First, observe that any Decision Tree $T$ can be viewed as a (sophisticated) way of splitting the data, partitioning it into as many subsets as it has leaf nodes.
It therefore makes sense to rank Decision Trees by their (global) Mutual Information $I[P,T]$. Tree-growing is now viewed as searching for Decision Trees with a high $I[P,T]$ score.
Now, for our iterative tree-growing algorithm, the question becomes: given a tree $T$, how to expand it into a tree $T'$ in a way that achieves the highest possible $I[P,T']$ score?

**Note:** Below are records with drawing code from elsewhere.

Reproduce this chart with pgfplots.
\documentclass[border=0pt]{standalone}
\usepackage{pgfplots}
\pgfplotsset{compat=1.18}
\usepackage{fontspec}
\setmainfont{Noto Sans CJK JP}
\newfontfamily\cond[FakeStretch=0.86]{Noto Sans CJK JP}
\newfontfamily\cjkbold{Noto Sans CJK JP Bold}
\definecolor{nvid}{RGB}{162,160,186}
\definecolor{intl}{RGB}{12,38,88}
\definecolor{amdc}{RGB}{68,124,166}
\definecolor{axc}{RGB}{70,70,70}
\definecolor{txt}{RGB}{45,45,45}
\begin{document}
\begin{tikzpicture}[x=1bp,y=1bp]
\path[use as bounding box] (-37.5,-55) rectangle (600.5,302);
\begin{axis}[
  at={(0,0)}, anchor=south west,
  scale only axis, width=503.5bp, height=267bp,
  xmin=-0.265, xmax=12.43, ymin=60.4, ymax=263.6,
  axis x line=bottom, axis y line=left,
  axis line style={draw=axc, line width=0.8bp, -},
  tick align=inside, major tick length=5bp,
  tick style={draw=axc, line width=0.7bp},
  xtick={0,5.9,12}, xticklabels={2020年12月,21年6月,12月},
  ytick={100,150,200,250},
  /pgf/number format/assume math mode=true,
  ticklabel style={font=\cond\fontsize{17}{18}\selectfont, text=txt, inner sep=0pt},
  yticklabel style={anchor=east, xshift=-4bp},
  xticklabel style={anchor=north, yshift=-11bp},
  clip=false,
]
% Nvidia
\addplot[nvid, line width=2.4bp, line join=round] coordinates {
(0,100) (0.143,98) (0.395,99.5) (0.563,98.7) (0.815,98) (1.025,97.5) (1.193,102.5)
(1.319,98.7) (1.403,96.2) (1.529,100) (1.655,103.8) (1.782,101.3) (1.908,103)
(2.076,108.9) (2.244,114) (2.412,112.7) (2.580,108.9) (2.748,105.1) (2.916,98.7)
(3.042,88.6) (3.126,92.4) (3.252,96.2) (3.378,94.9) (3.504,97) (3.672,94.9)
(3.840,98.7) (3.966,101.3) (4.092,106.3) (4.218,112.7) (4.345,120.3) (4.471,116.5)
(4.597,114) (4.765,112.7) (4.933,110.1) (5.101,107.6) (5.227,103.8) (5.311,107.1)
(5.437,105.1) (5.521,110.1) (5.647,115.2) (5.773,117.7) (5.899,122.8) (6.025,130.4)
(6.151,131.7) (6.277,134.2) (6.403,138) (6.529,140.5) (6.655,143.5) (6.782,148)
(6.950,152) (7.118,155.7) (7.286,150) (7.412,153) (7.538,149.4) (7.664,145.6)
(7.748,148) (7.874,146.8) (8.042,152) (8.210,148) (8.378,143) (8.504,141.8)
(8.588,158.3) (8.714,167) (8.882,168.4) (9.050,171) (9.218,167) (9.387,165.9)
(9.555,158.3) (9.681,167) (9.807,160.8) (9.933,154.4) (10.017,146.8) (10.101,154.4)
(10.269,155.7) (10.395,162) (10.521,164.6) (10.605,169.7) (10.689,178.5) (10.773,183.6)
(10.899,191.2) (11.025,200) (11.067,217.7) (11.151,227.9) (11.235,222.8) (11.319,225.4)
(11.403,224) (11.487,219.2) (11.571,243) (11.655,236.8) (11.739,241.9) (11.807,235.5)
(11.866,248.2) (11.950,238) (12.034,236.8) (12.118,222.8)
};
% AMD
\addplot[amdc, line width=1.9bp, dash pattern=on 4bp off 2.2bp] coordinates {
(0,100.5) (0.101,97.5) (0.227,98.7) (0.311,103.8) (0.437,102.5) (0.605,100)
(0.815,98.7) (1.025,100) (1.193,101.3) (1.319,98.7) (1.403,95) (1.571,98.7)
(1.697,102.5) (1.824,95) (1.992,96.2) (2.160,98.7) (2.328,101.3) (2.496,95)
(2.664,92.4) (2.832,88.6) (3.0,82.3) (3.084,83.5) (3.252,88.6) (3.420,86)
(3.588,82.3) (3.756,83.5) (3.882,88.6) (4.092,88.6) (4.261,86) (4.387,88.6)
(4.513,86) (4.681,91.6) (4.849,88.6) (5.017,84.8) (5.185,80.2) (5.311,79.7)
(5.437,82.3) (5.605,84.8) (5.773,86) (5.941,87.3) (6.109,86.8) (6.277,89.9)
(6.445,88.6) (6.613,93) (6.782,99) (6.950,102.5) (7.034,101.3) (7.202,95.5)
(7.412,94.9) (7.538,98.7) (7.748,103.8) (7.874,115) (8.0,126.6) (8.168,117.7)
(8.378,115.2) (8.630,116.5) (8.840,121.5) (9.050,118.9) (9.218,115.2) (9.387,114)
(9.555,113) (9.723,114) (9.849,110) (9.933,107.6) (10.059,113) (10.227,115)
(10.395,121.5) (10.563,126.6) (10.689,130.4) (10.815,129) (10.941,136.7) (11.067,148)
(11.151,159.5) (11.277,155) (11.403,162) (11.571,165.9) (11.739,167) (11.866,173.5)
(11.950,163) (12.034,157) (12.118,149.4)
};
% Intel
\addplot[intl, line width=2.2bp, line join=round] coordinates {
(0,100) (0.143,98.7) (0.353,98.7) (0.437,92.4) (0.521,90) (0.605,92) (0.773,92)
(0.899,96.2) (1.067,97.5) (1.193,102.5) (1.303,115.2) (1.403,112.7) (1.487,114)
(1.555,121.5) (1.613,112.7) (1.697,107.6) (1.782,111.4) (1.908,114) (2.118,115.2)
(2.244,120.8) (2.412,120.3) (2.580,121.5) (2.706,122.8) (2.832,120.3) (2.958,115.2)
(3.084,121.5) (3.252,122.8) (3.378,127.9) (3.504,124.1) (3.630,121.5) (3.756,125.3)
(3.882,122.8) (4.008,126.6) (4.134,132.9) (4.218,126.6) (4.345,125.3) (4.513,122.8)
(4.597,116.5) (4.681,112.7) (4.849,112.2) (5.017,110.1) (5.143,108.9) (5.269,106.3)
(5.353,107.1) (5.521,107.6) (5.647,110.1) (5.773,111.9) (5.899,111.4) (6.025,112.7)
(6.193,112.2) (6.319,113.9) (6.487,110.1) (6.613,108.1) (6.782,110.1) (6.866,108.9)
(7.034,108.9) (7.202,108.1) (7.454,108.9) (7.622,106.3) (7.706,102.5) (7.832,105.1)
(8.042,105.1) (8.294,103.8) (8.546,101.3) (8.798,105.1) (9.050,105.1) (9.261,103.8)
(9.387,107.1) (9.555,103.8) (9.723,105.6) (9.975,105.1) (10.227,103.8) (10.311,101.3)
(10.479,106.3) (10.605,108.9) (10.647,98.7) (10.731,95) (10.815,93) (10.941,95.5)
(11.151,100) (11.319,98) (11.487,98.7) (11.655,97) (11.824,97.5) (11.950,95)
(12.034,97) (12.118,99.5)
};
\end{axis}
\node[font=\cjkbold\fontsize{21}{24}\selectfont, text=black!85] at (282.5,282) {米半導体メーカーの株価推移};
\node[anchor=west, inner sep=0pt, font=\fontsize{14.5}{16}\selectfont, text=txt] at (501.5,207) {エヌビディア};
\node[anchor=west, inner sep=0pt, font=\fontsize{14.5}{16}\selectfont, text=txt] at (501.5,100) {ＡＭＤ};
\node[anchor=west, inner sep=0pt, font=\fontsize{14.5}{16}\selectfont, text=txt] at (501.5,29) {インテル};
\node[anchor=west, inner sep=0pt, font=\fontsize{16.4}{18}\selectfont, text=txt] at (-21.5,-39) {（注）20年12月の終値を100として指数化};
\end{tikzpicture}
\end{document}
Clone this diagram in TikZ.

Denote $T_{\nu \prec S}$ the tree obtained by expanding $T$ at leaf node $\nu$ with Split Criterion $S$. It is easily verified that:
$$I[P,T_{\nu \prec S}] = I[P,T] + \mathbb{P}(\nu) . I_\nu[P, S]$$Therefore, the "progress" in Mutual Information that we made by expanding $\nu$ with $S$ is of $\mathbb{P}(\nu) . I_\nu[P, S]$ bits.

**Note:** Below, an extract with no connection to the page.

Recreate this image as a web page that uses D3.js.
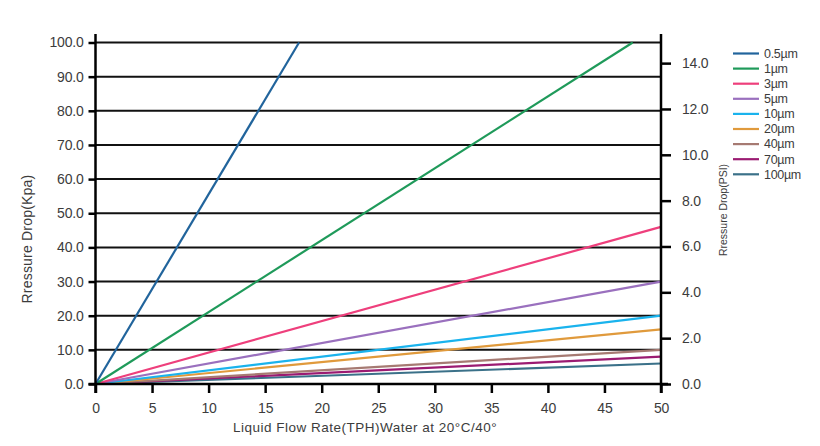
<!DOCTYPE html>
<html>
<head>
<meta charset="utf-8">
<script src="https://cdn.jsdelivr.net/npm/d3@7/dist/d3.min.js"></script>
<style>
  html, body { margin: 0; padding: 0; background: #fff; }
  svg { display: block; }
  text { font-family: "Liberation Sans", Arial, sans-serif; fill: #3c3c3c; }
</style>
</head>
<body>
<svg id="chart" width="820" height="446"></svg>
<script>
// ---- data ----
const seriesNames = ["0.5\u00b5m", "1\u00b5m", "3\u00b5m", "5\u00b5m", "10\u00b5m", "20\u00b5m", "40\u00b5m", "70\u00b5m", "100\u00b5m"];
const startFlow = [0, 0, 0, 0, 0, 0, 0, 0, 0];
const startKpa  = [0, 0, 0, 0, 0, 0, 0, 0, 0];
const endFlow   = [18, 47.5, 50, 50, 50, 50, 50, 50, 50];
const endKpa    = [100, 100, 46, 30, 20, 16, 10, 8, 6];
const seriesColors = ["#21649c", "#1f9a5a", "#ee3f7c", "#9a70be", "#1ab3ed", "#e09a3c", "#a67a72", "#9b1b72", "#3b7189"];
const flowTicks = [0, 5, 10, 15, 20, 25, 30, 35, 40, 45, 50];
const kpaTicks  = [0, 10, 20, 30, 40, 50, 60, 70, 80, 90, 100];
const psiTicks  = [0, 2, 4, 6, 8, 10, 12, 14];

// ---- layout ----
const svg = d3.select("#chart");
const L = 95.5, R = 661, T = 42.5, B = 384;
const x = d3.scaleLinear().domain([0, 50]).range([L, R]);
const y = d3.scaleLinear().domain([0, 100]).range([B, T]);
const yPsi = d3.scaleLinear().domain([0, 14.9]).range([B, T]);

// grid lines
svg.append("g").selectAll("line")
  .data(kpaTicks.filter(d => d > 0))
  .join("line")
  .attr("x1", L).attr("x2", R)
  .attr("y1", d => y(d)).attr("y2", d => y(d))
  .attr("stroke", "#111").attr("stroke-width", 2);

// series lines
const line = d3.line().x(d => x(d[0])).y(d => y(d[1]));
const series = seriesNames.map((n, i) => ({
  name: n, color: seriesColors[i],
  pts: [[startFlow[i], startKpa[i]], [endFlow[i], endKpa[i]]]
}));
svg.append("g").selectAll("path")
  .data(series.slice().reverse())
  .join("path")
  .attr("d", d => line(d.pts))
  .attr("fill", "none")
  .attr("stroke", d => d.color)
  .attr("stroke-width", 2.2);

// axes
function styleAxis(g) {
  g.select(".domain").remove();
  g.selectAll(".tick line").attr("stroke", "#000").attr("stroke-width", 2.5);
  g.selectAll(".tick text").attr("fill", "#3c3c3c").style("font-family", "Liberation Sans, Arial, sans-serif");
}
const gl = svg.append("g").attr("transform", `translate(${L},0)`)
  .call(d3.axisLeft(y).tickValues(kpaTicks).tickSize(7).tickPadding(5).tickFormat(d3.format(".1f")));
styleAxis(gl);
gl.selectAll(".tick text").style("font-size", "14px").attr("letter-spacing", "-0.2");

const gr = svg.append("g").attr("transform", `translate(${R},0)`)
  .call(d3.axisRight(yPsi).tickValues(psiTicks).tickSize(10).tickPadding(11).tickFormat(d3.format(".1f")));
styleAxis(gr);
gr.selectAll(".tick text").style("font-size", "14px").attr("letter-spacing", "-0.2");

const gb = svg.append("g").attr("transform", `translate(0,${B})`)
  .call(d3.axisBottom(x).tickValues(flowTicks).tickSize(9).tickPadding(10));
styleAxis(gb);
gb.selectAll(".tick text").style("font-size", "14px").attr("letter-spacing", "-0.2");

// axis lines
svg.append("line").attr("x1", L).attr("x2", L).attr("y1", 34).attr("y2", B + 9)
  .attr("stroke", "#000").attr("stroke-width", 2.5);
svg.append("line").attr("x1", R).attr("x2", R).attr("y1", 34).attr("y2", B + 9)
  .attr("stroke", "#000").attr("stroke-width", 2.5);
svg.append("line").attr("x1", L - 7).attr("x2", R + 7).attr("y1", B).attr("y2", B)
  .attr("stroke", "#000").attr("stroke-width", 2.5);

// titles
svg.append("text")
  .attr("transform", "translate(32,239) rotate(-90)")
  .attr("text-anchor", "middle")
  .style("font-size", "14px")
  .attr("letter-spacing", "0.2")
  .text("Rressure Drop(Kpa)");
svg.append("text")
  .attr("transform", "translate(727,210) rotate(-90)")
  .attr("text-anchor", "middle")
  .style("font-size", "10.5px")
  .text("Rressure Drop(PSI)");
svg.append("text")
  .attr("x", 365).attr("y", 432)
  .attr("text-anchor", "middle")
  .style("font-size", "13.5px")
  .attr("letter-spacing", "0.5")
  .text("Liquid Flow Rate(TPH)Water at 20\u00b0C/40\u00b0");

// legend
const lg = svg.append("g").selectAll("g")
  .data(series)
  .join("g")
  .attr("transform", (d, i) => `translate(733,${53.5 + i * 15.1})`);
lg.append("line").attr("x1", 0).attr("x2", 26).attr("y1", 0).attr("y2", 0)
  .attr("stroke", d => d.color).attr("stroke-width", 2.2);
lg.append("text").attr("x", 31).attr("y", 0).attr("dy", "0.35em")
  .style("font-size", "12.5px").attr("letter-spacing", "-0.3")
  .text(d => d.name);
</script>
</body>
</html>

Denoting $N^{(\text{all})}$ the size of the global dataset and equating probabilities to empirical frequencies, this can be rewritten to:
$$\mathbb{P}(\nu) . I_\nu[P, S] = \frac{N(\nu)}{N^{(\text{all})}} . I_\nu[P, S] = \frac{1}{N^{(\text{all})}} . G_\nu[S]$$Since $\frac{1}{N^{(\text{all})}}$ is a positive constant, this justifies $G_\nu[S]$ as a global measure of information gain, with the added benefit of not requiring to carry $N^{(\text{all})}$ in computations.
(By the way, $\mathbb{P}(\nu) . I_\nu[P, S]$ is what is conventionally called "Information Gain" in the literature; that's why I've called $G[S]$ the Total Information Gain to make the distinction more explicit)
Our definition of Information Gain uses binary entropy as an impurity metric. For completeness, I should mention that other impurity metrics are sometimes used for choosing the Split Criterion: the most frequent is Gini Impurity, which concretely results in replacing the $H_2$ function with $(p \mapsto 4 p (1 - p))$.
my_article_support.plot_impurity_metrics(0., 1.)
In most cases, I doubt the choice matters much: numerically both functions are similar except in extreme purity regions.